- **Data shown**:
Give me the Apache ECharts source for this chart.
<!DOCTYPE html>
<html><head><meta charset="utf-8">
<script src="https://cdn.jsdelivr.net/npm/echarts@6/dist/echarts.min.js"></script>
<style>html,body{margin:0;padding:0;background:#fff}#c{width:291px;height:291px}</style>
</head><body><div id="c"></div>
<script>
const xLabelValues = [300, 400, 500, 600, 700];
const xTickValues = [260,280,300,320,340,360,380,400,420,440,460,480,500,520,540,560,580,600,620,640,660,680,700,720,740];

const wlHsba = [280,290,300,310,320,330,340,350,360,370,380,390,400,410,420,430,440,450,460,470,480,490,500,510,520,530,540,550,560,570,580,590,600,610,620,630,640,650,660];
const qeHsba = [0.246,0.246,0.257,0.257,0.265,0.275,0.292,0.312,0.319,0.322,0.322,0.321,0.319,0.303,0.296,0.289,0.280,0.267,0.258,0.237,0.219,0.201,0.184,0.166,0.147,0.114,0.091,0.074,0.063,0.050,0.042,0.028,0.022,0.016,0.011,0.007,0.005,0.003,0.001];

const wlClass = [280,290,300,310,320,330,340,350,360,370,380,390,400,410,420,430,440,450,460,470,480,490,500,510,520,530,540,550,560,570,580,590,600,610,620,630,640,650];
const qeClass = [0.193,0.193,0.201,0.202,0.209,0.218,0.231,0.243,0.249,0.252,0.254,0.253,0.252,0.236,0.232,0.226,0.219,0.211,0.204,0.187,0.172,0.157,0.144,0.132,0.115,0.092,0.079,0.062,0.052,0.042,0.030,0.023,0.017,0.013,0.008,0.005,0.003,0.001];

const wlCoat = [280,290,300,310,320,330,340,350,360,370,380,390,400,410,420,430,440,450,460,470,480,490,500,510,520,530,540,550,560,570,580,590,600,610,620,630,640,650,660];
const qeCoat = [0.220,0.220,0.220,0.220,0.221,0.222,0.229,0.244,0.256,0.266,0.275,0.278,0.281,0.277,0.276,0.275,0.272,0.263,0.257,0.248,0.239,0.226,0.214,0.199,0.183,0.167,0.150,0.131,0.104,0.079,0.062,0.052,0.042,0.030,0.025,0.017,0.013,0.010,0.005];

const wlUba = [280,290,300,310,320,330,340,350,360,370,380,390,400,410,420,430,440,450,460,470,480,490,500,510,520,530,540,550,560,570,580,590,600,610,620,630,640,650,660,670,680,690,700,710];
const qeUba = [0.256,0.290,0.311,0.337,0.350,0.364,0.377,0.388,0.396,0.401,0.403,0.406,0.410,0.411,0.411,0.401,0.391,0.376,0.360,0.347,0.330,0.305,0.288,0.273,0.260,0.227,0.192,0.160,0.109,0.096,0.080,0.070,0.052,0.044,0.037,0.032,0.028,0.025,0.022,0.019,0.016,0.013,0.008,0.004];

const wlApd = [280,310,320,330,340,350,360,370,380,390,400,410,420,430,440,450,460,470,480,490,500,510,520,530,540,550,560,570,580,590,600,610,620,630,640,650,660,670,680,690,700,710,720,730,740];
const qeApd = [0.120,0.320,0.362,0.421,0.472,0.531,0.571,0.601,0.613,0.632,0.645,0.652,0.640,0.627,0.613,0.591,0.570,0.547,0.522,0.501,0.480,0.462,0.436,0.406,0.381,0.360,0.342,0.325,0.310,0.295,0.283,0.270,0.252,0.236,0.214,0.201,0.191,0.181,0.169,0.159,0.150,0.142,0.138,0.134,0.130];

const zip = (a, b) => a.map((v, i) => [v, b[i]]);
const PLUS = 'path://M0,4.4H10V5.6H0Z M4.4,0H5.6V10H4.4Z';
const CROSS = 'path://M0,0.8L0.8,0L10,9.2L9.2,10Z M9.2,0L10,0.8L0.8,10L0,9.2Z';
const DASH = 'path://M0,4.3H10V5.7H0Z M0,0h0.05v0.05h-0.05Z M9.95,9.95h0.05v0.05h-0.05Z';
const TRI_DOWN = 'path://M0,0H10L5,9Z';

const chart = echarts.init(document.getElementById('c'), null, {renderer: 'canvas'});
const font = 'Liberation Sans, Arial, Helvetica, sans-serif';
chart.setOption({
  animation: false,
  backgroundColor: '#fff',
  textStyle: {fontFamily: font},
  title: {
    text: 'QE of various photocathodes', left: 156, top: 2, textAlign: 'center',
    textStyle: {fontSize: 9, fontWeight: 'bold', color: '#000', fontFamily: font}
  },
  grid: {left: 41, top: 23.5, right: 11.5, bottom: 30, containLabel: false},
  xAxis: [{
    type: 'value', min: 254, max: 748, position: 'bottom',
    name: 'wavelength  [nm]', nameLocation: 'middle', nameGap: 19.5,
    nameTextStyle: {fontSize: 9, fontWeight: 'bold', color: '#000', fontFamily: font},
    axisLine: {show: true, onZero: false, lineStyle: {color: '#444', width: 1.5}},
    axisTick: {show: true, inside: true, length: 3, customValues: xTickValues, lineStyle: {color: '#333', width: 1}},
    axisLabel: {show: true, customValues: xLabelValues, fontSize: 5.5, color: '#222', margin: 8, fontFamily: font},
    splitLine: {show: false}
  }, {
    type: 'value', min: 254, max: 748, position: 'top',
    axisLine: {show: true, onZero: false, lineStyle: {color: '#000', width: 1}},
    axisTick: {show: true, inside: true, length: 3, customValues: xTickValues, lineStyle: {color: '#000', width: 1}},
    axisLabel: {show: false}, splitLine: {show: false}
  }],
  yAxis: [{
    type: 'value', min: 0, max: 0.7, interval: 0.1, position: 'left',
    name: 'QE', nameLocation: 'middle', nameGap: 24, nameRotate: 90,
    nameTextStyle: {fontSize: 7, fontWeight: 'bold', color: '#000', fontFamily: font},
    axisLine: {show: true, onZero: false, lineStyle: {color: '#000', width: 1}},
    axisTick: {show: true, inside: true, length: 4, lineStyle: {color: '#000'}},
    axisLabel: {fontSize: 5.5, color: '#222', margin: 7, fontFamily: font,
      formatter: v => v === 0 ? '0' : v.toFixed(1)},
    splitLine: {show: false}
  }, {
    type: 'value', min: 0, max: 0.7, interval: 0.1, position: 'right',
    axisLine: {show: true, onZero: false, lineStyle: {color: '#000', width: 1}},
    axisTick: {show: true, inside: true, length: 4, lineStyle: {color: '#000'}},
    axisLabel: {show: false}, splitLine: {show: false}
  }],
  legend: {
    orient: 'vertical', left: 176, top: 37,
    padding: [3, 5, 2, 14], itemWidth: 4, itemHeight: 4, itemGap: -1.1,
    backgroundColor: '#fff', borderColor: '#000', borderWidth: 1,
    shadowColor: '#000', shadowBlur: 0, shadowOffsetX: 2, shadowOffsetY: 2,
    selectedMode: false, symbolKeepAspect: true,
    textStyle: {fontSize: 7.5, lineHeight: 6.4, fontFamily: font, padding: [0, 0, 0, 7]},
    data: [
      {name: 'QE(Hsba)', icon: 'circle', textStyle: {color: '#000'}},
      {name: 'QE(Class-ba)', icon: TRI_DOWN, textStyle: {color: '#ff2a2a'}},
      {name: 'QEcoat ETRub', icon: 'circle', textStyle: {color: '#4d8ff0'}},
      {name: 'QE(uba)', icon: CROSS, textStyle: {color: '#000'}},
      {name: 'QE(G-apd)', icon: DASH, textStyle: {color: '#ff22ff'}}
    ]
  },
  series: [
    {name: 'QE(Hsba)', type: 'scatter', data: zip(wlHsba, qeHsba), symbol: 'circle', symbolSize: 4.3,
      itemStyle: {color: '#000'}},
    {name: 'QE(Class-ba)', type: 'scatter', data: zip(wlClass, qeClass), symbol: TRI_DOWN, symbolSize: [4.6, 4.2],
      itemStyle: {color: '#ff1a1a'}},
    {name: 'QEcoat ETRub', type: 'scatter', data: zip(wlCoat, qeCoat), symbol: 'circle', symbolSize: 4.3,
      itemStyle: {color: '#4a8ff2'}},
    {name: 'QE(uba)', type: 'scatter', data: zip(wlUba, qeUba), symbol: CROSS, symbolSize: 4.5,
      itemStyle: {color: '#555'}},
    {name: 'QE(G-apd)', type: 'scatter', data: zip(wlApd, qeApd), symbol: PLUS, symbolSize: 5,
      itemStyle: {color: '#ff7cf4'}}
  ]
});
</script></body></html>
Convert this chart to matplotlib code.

- **Task**: Look through the entries and return every line where "this" appears.

- **Exercise response**:
Give me the Apache ECharts source for this chart.
Convert this chart to matplotlib code.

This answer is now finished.